In newly released guidance documents FDA regulators for the 1st time laid out separate 510(k) application recommendations for blood glucose meters intended for over-the-counter patient use and those designed for professional healthcare settings.
The distinction allows the FDA to place greater emphasis on infection control concerns raised about in-clinic point-of-care devices, which are more likely to be used on multiple patients. The guidance also aims to address concerns that over-the-counter devices aren’t sufficiently tested for clinic settings, where patients are sicker and inaccurate testing may pose a greater risk.
Patients-use systems, on the other hand, are likely to undergo different storage and handling conditions, suggesting that they be developed to be more "robust and reliable" than their clinical counterparts, the FDA said in the guidance covering OTC systems.
"Previously, most blood glucose monitoring devices, even those intended to be used by healthcare professionals, were submitted to FDA with claims for OTC use. Thus, they were evaluated for self-use by diabetics, and the specific issues that occur in the professional healthcare setting were never addressed," according to the FDA proposal on point-of-care devices. "Use of glucose monitoring devices in professional healthcare settings when they were cleared for lay use puts patients at increased risk. The performance of the devices was not evaluated in the intended use population, and the scientific and clinical issues may not have been adequately addressed for these uses."
The agency recommended distinct guidelines to separate prescription glucose meters from patient-use systems, no longer providing clinic devices with automatic waivers from Clinical Laboratory Improvement Amendments requirements.

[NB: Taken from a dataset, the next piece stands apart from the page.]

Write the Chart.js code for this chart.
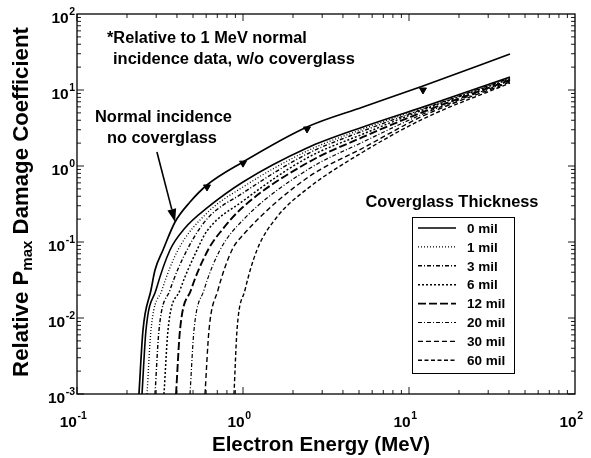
<!DOCTYPE html>
<html><head><meta charset="utf-8">
<script src="https://cdn.jsdelivr.net/npm/chart.js@4.4.1/dist/chart.umd.min.js"></script>
<style>html,body{margin:0;padding:0;background:#fff}</style>
</head><body>
<canvas id="c" width="591" height="458"></canvas>
<script>
// ---- data (Electron energy MeV, relative Pmax damage coefficient) ----
const normalE = [0.2362,0.2498,0.2791,0.2951,0.3297,0.3896,0.4795,0.6070,1.0,2.430,5.284,12.14,40.59];
const normalV = [0.001,0.00695,0.02335,0.0428,0.0785,0.1833,0.3357,0.5623,1.129,3.261,5.976,11.29,29.76];
const triangleE = [0.607,1.0,2.43,12.14];
const triangleV = [0.53,1.09,3.07,10.0];

const mil0E = [0.2464,0.2604,0.2991,0.3633,0.4473,0.6070,1.0,2.430,5.284,12.14,40.59];
const mil0V = [0.001,0.00695,0.02335,0.0785,0.1528,0.2802,0.6158,1.725,3.261,5.976,14.83];
const mil1E = [0.2641,0.2791,0.3251,0.4060,0.6070,1.0,2.430,5.284,12.14,40.59];
const mil1V = [0.001,0.00695,0.02335,0.0785,0.2408,0.5296,1.575,3.069,5.797,14.60];
const mil3E = [0.2951,0.3119,0.3633,0.4600,0.6070,1.0,2.430,5.284,12.14,40.59];
const mil3V = [0.001,0.00695,0.02335,0.0785,0.2008,0.4416,1.438,2.889,5.623,14.38];
const mil6E = [0.3343,0.3534,0.4174,0.5284,0.6070,1.0,2.430,5.284,12.14,40.59];
const mil6V = [0.001,0.00695,0.02335,0.0785,0.1396,0.3459,1.274,2.637,5.456,13.96];
const mil12E = [0.3950,0.4174,0.4861,0.6155,0.7471,1.0,2.430,5.284,12.14,40.59];
const mil12V = [0.001,0.00695,0.02335,0.0785,0.1438,0.2889,1.094,2.408,5.135,13.54];
const mil20E = [0.4795,0.5068,0.5823,0.7268,1.0,2.430,5.284,12.14,40.59];
const mil20V = [0.001,0.00695,0.02335,0.0785,0.1947,0.8854,2.070,4.833,13.13];
const mil30E = [0.5904,0.6240,0.7068,0.8584,1.0,2.430,5.284,12.14,40.59];
const mil30V = [0.001,0.00695,0.02335,0.0785,0.1236,0.6950,1.725,4.547,12.74];
const mil60E = [0.8826,0.9203,1.028,1.214,1.602,2.430,5.284,12.14,40.59];
const mil60V = [0.001,0.00695,0.02335,0.0785,0.2133,0.4977,1.528,4.153,12.37];

const legendLabels = ['0 mil','1 mil','3 mil','6 mil','12 mil','20 mil','30 mil','60 mil'];
const xTickValues = [0.1,1,10,100];
const xTickExponents = ['-1','0','1','2'];
const yTickValues = [100,10,1,0.1,0.01,0.001];
const yTickExponents = ['2','1','0','-1','-2','-3'];
const xTitle = 'Electron Energy (MeV)';
const yTitleParts = ['Relative P','max',' Damage Coefficient'];
const noteLines = ['*Relative to 1 MeV normal','incidence data, w/o coverglass'];
const arrowLabel = ['Normal incidence','no coverglass'];
const legendTitle = 'Coverglass Thickness';
const arrowFrom = {x:0.303, y:1.53};
const arrowTo = {x:0.3896, y:0.1833};

// ---- build datasets ----
const pts = (E,V) => E.map((e,i)=>({x:e,y:V[i]}));
const milStyles = [
  {dash:[], w:1.6},
  {dash:[1,2], w:1.3},
  {dash:[4,2,1,2], w:1.4},
  {dash:[2,2], w:1.5},
  {dash:[8,3], w:1.9},
  {dash:[4,2,1,2], w:1.2},
  {dash:[5,3], w:1.4},
  {dash:[4,2.5], w:1.4}
];
const milData = [[mil0E,mil0V],[mil1E,mil1V],[mil3E,mil3V],[mil6E,mil6V],[mil12E,mil12V],[mil20E,mil20V],[mil30E,mil30V],[mil60E,mil60V]];
const datasets = [{
  label:'Normal incidence', data:pts(normalE,normalV), borderColor:'#000', borderWidth:1.7,
  pointRadius:0, cubicInterpolationMode:'monotone', fill:false
},{
  type:'scatter', label:'data', data:pts(triangleE,triangleV), pointStyle:'triangle', rotation:180,
  pointRadius:4, backgroundColor:'#000', borderColor:'#000', showLine:false
}];
milData.forEach((d,i)=>datasets.push({
  label:legendLabels[i], data:pts(d[0],d[1]), borderColor:'#000', borderWidth:milStyles[i].w,
  borderDash:milStyles[i].dash, pointRadius:0, cubicInterpolationMode:'monotone', fill:false
}));

const FONT = '"Liberation Sans", Arial, Helvetica, sans-serif';
function fitFont(ctx, text, width, weight){
  ctx.font = weight+' 20px '+FONT;
  const w = ctx.measureText(text).width;
  return 20*width/w;
}

const decor = {
  id:'decor',
  afterDraw(chart){
    const {ctx, chartArea:a, scales:{x,y}} = chart;
    ctx.save();
    ctx.strokeStyle='#000'; ctx.fillStyle='#000';
    // frame
    ctx.lineWidth=1.3;
    ctx.strokeRect(a.left, a.top, a.right-a.left, a.bottom-a.top);
    // ticks
    ctx.lineWidth=0.9;
    ctx.beginPath();
    for(let d=-1; d<2; d++) for(let m=1;m<10;m++){
      const px = x.getPixelForValue(m*Math.pow(10,d));
      const L = m===1?7:4;
      ctx.moveTo(px,a.bottom); ctx.lineTo(px,a.bottom-L);
      ctx.moveTo(px,a.top); ctx.lineTo(px,a.top+L);
    }
    for(let d=-3; d<2; d++) for(let m=1;m<10;m++){
      const py = y.getPixelForValue(m*Math.pow(10,d));
      const L = m===1?7:4;
      ctx.moveTo(a.left,py); ctx.lineTo(a.left+L,py);
      ctx.moveTo(a.right,py); ctx.lineTo(a.right-L,py);
    }
    ctx.stroke();
    // tick labels
    ctx.textBaseline='middle';
    const big = 'bold 15.5px '+FONT, small='bold 10.5px '+FONT;
    xTickValues.forEach((v,i)=>{
      ctx.font=big; const wb=ctx.measureText('10').width;
      ctx.font=small; const we=ctx.measureText(xTickExponents[i]).width;
      const cx = x.getPixelForValue(v) - 4;
      const x0 = cx - (wb+we)/2;
      ctx.font=big; ctx.textAlign='left'; ctx.fillText('10', x0, 423);
      ctx.font=small; ctx.fillText(xTickExponents[i], x0+wb+0.5, 416);
    });
    yTickValues.forEach((v,i)=>{
      const py = y.getPixelForValue(v)+5;
      ctx.font=small; const we=ctx.measureText(yTickExponents[i]).width;
      ctx.font=big; const wb=ctx.measureText('10').width;
      const xr = 75;
      ctx.textAlign='left';
      ctx.font=big; ctx.fillText('10', xr-we-wb-0.5, py);
      ctx.font=small; ctx.fillText(yTickExponents[i], xr-we, py-7);
    });
    // axis titles
    let fs = fitFont(ctx, xTitle, 218, 'bold');
    ctx.font='bold '+fs+'px '+FONT; ctx.textAlign='center';
    ctx.fillText(xTitle, 321, 445);
    // y title with subscript, fitted to 350 px
    ctx.save();
    ctx.translate(22, 202); ctx.rotate(-Math.PI/2);
    const measure = (ys)=>{
      const ss = ys*0.68;
      ctx.font='bold '+ys+'px '+FONT; const w1=ctx.measureText(yTitleParts[0]).width, w3=ctx.measureText(yTitleParts[2]).width;
      ctx.font='bold '+ss+'px '+FONT; const w2=ctx.measureText(yTitleParts[1]).width;
      return [w1,w2,w3,ss];
    };
    let m0 = measure(20); const ys = 20*350/(m0[0]+m0[1]+m0[2]);
    const [w1,w2,w3,ss] = measure(ys);
    const tot=w1+w2+w3; let sx=-tot/2;
    ctx.textAlign='left';
    ctx.font='bold '+ys+'px '+FONT; ctx.fillText(yTitleParts[0], sx, 0);
    ctx.font='bold '+ss+'px '+FONT; ctx.fillText(yTitleParts[1], sx+w1, 6);
    ctx.font='bold '+ys+'px '+FONT; ctx.fillText(yTitleParts[2], sx+w1+w2, 0);
    ctx.restore();
    // notes
    ctx.textAlign='left';
    fs = fitFont(ctx, noteLines[0], 200, 'bold'); ctx.font='bold '+fs+'px '+FONT; ctx.fillText(noteLines[0], 107, 38);
    fs = fitFont(ctx, noteLines[1], 242, 'bold'); ctx.font='bold '+fs+'px '+FONT; ctx.fillText(noteLines[1], 113, 59);
    fs = fitFont(ctx, arrowLabel[0], 137, 'bold'); ctx.font='bold '+fs+'px '+FONT; ctx.fillText(arrowLabel[0], 95, 117.5);
    fs = fitFont(ctx, arrowLabel[1], 110, 'bold'); ctx.font='bold '+fs+'px '+FONT; ctx.fillText(arrowLabel[1], 107, 138);
    // arrow
    const ax0=x.getPixelForValue(arrowFrom.x), ay0=y.getPixelForValue(arrowFrom.y);
    const ax1=x.getPixelForValue(arrowTo.x), ay1=y.getPixelForValue(arrowTo.y);
    const ang=Math.atan2(ay1-ay0, ax1-ax0);
    const hl=13, hw=4.5;
    const bx=ax1-hl*Math.cos(ang), by=ay1-hl*Math.sin(ang);
    ctx.lineWidth=1.6; ctx.beginPath(); ctx.moveTo(ax0,ay0); ctx.lineTo(bx,by); ctx.stroke();
    ctx.beginPath(); ctx.moveTo(ax1,ay1);
    ctx.lineTo(bx+hw*Math.sin(ang), by-hw*Math.cos(ang));
    ctx.lineTo(bx-hw*Math.sin(ang), by+hw*Math.cos(ang));
    ctx.closePath(); ctx.fill();
    // legend
    fs = fitFont(ctx, legendTitle, 173, 'bold'); ctx.font='bold '+fs+'px '+FONT; ctx.textAlign='center';
    ctx.fillText(legendTitle, 452, 202);
    ctx.lineWidth=1; ctx.strokeRect(412.5,217.5,102,156);
    ctx.textAlign='left';
    legendLabels.forEach((lab,i)=>{
      const ly = 228 + i*18.9;
      const ds = chart.data.datasets[i+2];
      ctx.save(); ctx.setLineDash(ds.borderDash||[]); ctx.lineWidth=ds.borderWidth;
      ctx.beginPath(); ctx.moveTo(418,ly); ctx.lineTo(456,ly); ctx.stroke(); ctx.restore();
      ctx.font='bold 13.5px '+FONT; ctx.fillText(lab, 467, ly+1);
    });
    ctx.restore();
  }
};

new Chart(document.getElementById('c'), {
  type:'line',
  data:{datasets},
  options:{
    responsive:false, animation:false, devicePixelRatio:1,
    layout:{padding:{left:0,right:16,top:14,bottom:0}},
    plugins:{legend:{display:false}, tooltip:{enabled:false}},
    scales:{
      x:{type:'logarithmic', min:0.1, max:100, grid:{display:false}, border:{display:false},
         ticks:{display:false}, afterFit(s){s.height=64;}},
      y:{type:'logarithmic', min:0.001, max:100, grid:{display:false}, border:{display:false},
         ticks:{display:false}, afterFit(s){s.width=77;}}
    }
  },
  plugins:[decor]
});
</script>
</body></html>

Since 1997 home-use tests have been automatically waived from CLIA because they were deemed "so simple and accurate as to render the likelihood of erroneous results negligible; or pose no reasonable risk of harm to the patient if the test is performed incorrectly," according to FDA regulations. OTC systems will remain under CLIA waiver categorization, but prescription systems will need to apply for a waiver.
"If you intend to pursue CLIA waiver for your prescription-use BGMS device, you should consider slightly increasing the study size and performing studies that are designed to support 510(k) clearance as well as CLIA waiver," the FDA said.